**Source material**
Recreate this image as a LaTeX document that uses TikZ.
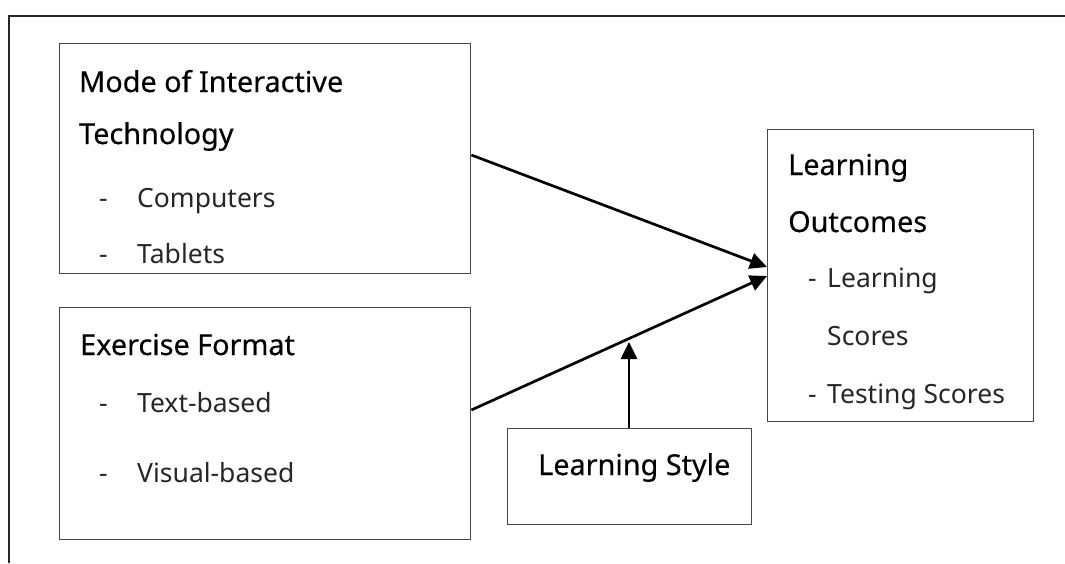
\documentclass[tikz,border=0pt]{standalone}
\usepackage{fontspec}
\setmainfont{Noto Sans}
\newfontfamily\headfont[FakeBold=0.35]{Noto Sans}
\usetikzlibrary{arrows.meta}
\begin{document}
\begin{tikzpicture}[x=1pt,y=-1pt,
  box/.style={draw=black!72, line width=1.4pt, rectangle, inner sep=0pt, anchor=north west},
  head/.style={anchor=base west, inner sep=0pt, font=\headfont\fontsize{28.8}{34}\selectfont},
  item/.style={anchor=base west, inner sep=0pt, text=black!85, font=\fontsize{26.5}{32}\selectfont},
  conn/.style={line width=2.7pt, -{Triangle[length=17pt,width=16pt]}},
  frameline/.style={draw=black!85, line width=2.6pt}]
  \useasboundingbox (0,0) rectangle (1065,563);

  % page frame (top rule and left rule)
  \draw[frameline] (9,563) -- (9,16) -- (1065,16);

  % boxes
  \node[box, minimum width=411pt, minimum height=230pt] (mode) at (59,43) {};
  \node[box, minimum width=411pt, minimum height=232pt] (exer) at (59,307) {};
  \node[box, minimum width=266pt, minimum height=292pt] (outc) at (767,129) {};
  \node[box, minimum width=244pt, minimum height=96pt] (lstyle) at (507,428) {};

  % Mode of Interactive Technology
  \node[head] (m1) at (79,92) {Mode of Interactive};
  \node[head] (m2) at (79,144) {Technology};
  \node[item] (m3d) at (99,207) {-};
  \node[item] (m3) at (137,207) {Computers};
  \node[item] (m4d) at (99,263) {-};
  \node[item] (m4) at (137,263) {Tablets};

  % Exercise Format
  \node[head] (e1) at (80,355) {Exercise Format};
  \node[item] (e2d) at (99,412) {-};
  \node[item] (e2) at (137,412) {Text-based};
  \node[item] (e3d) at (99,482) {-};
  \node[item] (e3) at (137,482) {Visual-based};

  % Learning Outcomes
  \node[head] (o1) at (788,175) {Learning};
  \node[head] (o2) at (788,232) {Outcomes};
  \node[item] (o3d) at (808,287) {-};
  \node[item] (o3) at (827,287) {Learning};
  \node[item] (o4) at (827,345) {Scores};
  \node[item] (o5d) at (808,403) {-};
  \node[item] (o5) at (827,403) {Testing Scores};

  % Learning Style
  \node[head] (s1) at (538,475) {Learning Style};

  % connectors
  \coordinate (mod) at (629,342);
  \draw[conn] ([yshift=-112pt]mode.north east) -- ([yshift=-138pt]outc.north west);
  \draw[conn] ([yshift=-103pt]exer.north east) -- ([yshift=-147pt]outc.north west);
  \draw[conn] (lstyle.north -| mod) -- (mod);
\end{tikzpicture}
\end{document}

**Goal of the exercise**
Without including any pictures, reproduce the listing exactly.

**Completed exercise**
Recreate this image as a LaTeX document that uses TikZ.
\documentclass[tikz,border=0pt]{standalone}
\usepackage{fontspec}
\setmainfont{Noto Sans}
\newfontfamily\headfont[FakeBold=0.35]{Noto Sans}
\usetikzlibrary{arrows.meta}
\begin{document}
\begin{tikzpicture}[x=1pt,y=-1pt,
  box/.style={draw=black!72, line width=1.4pt, rectangle, inner sep=0pt, anchor=north west},
  head/.style={anchor=base west, inner sep=0pt, font=\headfont\fontsize{28.8}{34}\selectfont},
  item/.style={anchor=base west, inner sep=0pt, text=black!85, font=\fontsize{26.5}{32}\selectfont},
  conn/.style={line width=2.7pt, -{Triangle[length=17pt,width=16pt]}},
  frameline/.style={draw=black!85, line width=2.6pt}]
  \useasboundingbox (0,0) rectangle (1065,563);

  % page frame (top rule and left rule)
  \draw[frameline] (9,563) -- (9,16) -- (1065,16);

  % boxes
  \node[box, minimum width=411pt, minimum height=230pt] (mode) at (59,43) {};
  \node[box, minimum width=411pt, minimum height=232pt] (exer) at (59,307) {};
  \node[box, minimum width=266pt, minimum height=292pt] (outc) at (767,129) {};
  \node[box, minimum width=244pt, minimum height=96pt] (lstyle) at (507,428) {};

  % Mode of Interactive Technology
  \node[head] (m1) at (79,92) {Mode of Interactive};
  \node[head] (m2) at (79,144) {Technology};
  \node[item] (m3d) at (99,207) {-};
  \node[item] (m3) at (137,207) {Computers};
  \node[item] (m4d) at (99,263) {-};
  \node[item] (m4) at (137,263) {Tablets};

  % Exercise Format
  \node[head] (e1) at (80,355) {Exercise Format};
  \node[item] (e2d) at (99,412) {-};
  \node[item] (e2) at (137,412) {Text-based};
  \node[item] (e3d) at (99,482) {-};
  \node[item] (e3) at (137,482) {Visual-based};

  % Learning Outcomes
  \node[head] (o1) at (788,175) {Learning};
  \node[head] (o2) at (788,232) {Outcomes};
  \node[item] (o3d) at (808,287) {-};
  \node[item] (o3) at (827,287) {Learning};
  \node[item] (o4) at (827,345) {Scores};
  \node[item] (o5d) at (808,403) {-};
  \node[item] (o5) at (827,403) {Testing Scores};

  % Learning Style
  \node[head] (s1) at (538,475) {Learning Style};

  % connectors
  \coordinate (mod) at (629,342);
  \draw[conn] ([yshift=-112pt]mode.north east) -- ([yshift=-138pt]outc.north west);
  \draw[conn] ([yshift=-103pt]exer.north east) -- ([yshift=-147pt]outc.north west);
  \draw[conn] (lstyle.north -| mod) -- (mod);
\end{tikzpicture}
\end{document}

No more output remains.